> [INSTRUCTION]: Output solely the number of lines containing the string "this".

> [GIVEN DATA]:
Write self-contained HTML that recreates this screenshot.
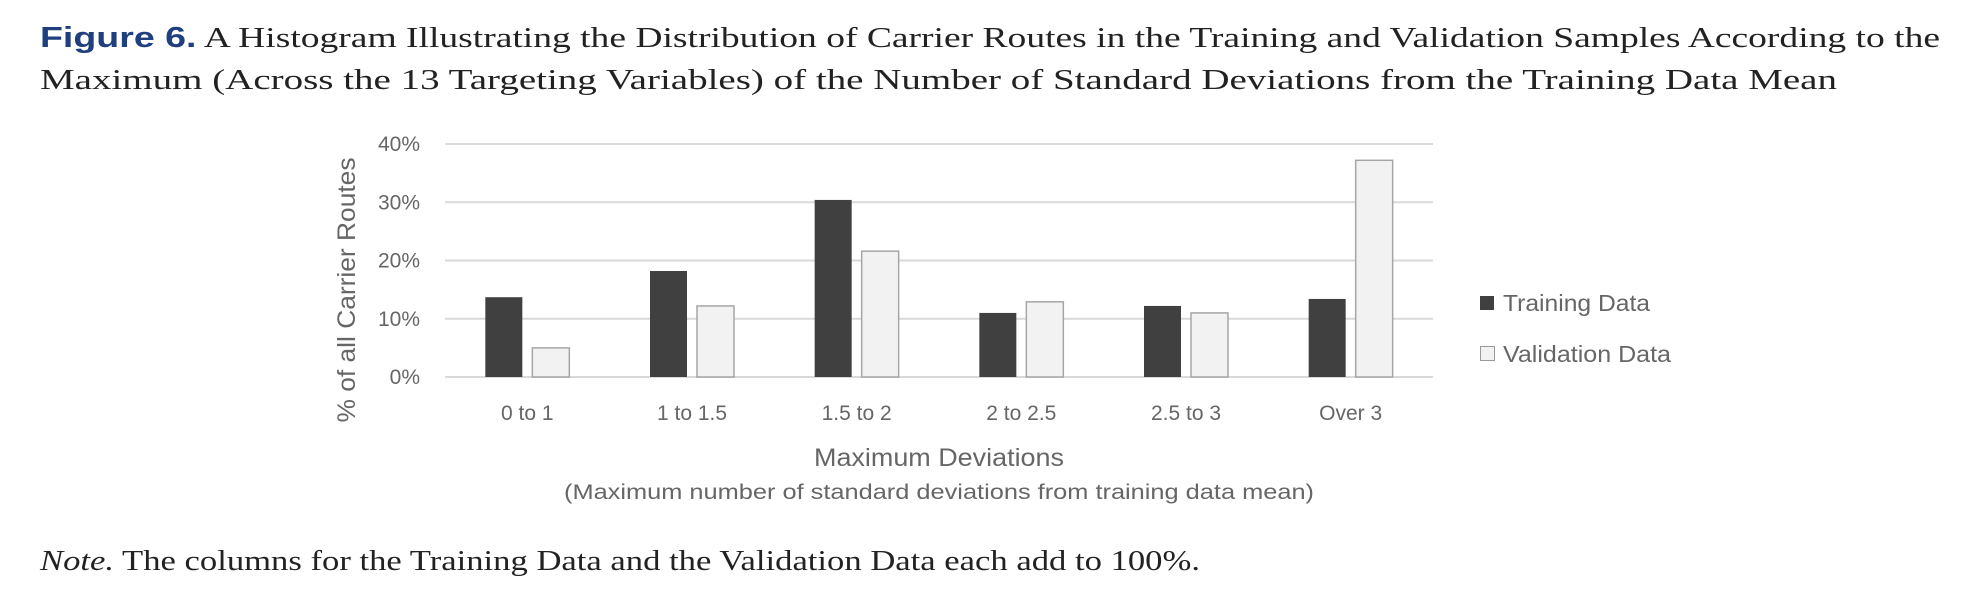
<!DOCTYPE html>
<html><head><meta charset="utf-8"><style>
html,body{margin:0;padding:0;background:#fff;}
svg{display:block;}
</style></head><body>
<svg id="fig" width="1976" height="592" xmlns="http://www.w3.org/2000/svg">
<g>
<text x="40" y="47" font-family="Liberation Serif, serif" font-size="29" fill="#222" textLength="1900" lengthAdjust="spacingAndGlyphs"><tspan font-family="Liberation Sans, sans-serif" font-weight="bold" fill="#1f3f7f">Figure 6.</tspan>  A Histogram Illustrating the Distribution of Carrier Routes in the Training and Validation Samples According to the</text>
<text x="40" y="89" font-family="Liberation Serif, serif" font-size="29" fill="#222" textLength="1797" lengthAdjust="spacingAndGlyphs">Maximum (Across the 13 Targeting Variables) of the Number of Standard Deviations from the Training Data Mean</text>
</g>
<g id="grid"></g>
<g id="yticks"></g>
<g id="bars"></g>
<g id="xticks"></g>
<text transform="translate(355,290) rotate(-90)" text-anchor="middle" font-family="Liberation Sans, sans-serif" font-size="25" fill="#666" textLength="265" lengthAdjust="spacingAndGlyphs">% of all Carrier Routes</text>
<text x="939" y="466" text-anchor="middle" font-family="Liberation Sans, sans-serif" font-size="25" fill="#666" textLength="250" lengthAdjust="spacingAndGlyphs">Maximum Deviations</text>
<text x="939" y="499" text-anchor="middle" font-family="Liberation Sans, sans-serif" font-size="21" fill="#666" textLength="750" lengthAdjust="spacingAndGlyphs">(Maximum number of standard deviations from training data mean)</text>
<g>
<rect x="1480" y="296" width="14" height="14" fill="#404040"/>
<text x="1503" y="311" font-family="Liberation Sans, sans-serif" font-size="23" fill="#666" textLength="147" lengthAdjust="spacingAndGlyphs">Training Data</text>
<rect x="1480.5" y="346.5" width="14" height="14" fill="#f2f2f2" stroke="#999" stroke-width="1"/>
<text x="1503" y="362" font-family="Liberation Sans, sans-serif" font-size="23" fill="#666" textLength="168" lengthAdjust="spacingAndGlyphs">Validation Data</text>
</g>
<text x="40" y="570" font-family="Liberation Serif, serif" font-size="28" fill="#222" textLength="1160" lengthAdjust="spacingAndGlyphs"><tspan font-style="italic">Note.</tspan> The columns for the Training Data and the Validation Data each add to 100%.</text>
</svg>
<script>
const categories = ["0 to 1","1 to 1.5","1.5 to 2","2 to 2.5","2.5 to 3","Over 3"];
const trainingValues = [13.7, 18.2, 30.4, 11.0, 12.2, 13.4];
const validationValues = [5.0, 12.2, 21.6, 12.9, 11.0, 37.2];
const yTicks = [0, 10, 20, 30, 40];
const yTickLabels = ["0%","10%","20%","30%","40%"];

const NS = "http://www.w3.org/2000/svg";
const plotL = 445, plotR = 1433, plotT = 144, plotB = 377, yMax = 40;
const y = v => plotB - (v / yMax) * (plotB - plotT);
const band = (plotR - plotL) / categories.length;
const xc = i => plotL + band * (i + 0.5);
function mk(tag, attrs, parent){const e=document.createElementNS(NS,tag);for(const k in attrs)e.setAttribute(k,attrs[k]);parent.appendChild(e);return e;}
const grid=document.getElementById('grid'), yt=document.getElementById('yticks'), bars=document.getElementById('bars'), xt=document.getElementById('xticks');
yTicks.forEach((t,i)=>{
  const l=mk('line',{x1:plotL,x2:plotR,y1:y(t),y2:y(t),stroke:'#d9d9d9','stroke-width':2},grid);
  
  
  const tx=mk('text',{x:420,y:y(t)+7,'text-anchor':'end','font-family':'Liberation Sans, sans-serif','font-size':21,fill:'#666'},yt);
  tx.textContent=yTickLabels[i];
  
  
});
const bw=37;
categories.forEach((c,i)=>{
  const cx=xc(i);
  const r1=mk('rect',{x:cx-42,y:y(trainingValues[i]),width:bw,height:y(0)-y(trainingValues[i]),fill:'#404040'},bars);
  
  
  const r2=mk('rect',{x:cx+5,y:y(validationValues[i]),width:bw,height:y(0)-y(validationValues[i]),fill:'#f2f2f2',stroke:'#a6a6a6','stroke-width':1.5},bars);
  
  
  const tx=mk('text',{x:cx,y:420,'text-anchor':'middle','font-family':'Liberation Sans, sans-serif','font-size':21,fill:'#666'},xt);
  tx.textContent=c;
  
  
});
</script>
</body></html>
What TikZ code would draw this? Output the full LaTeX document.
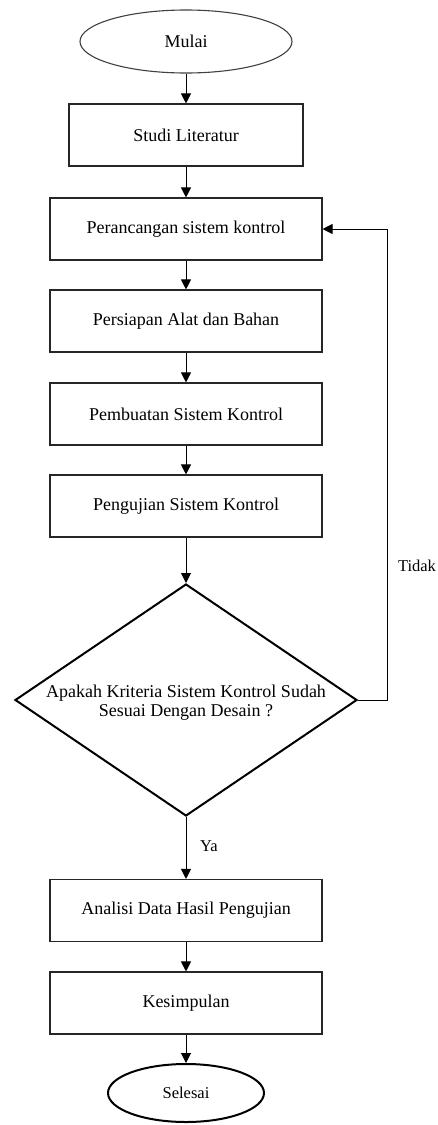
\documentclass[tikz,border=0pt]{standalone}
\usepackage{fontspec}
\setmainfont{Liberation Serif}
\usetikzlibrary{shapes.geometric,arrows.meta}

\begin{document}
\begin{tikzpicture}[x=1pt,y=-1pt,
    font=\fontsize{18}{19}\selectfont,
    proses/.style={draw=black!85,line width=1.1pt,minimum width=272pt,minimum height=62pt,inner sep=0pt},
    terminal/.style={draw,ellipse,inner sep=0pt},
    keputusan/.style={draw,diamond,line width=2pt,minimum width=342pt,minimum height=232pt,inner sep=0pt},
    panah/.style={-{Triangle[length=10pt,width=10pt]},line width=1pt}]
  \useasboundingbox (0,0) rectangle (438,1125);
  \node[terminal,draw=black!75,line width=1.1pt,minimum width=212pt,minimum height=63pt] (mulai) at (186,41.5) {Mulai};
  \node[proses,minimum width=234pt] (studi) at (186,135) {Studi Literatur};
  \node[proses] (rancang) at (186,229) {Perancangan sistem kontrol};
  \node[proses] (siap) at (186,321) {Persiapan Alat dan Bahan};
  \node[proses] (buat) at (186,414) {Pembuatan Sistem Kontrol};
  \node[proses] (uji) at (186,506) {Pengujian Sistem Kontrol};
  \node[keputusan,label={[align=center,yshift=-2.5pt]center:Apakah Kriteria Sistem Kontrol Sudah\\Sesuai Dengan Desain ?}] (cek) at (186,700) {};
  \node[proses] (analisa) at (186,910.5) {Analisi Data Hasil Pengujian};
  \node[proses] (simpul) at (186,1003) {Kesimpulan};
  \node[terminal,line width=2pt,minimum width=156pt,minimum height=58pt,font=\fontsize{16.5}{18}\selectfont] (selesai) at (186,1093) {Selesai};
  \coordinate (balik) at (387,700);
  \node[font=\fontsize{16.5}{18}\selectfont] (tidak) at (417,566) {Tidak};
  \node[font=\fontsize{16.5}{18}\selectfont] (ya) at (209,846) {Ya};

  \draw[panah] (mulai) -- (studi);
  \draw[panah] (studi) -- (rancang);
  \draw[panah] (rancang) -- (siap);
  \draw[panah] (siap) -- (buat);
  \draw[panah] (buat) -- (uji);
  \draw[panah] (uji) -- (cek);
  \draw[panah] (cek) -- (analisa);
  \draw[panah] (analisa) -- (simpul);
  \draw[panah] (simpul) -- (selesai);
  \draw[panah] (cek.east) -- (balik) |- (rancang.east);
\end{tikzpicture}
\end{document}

> [WORKED ANSWER]: 2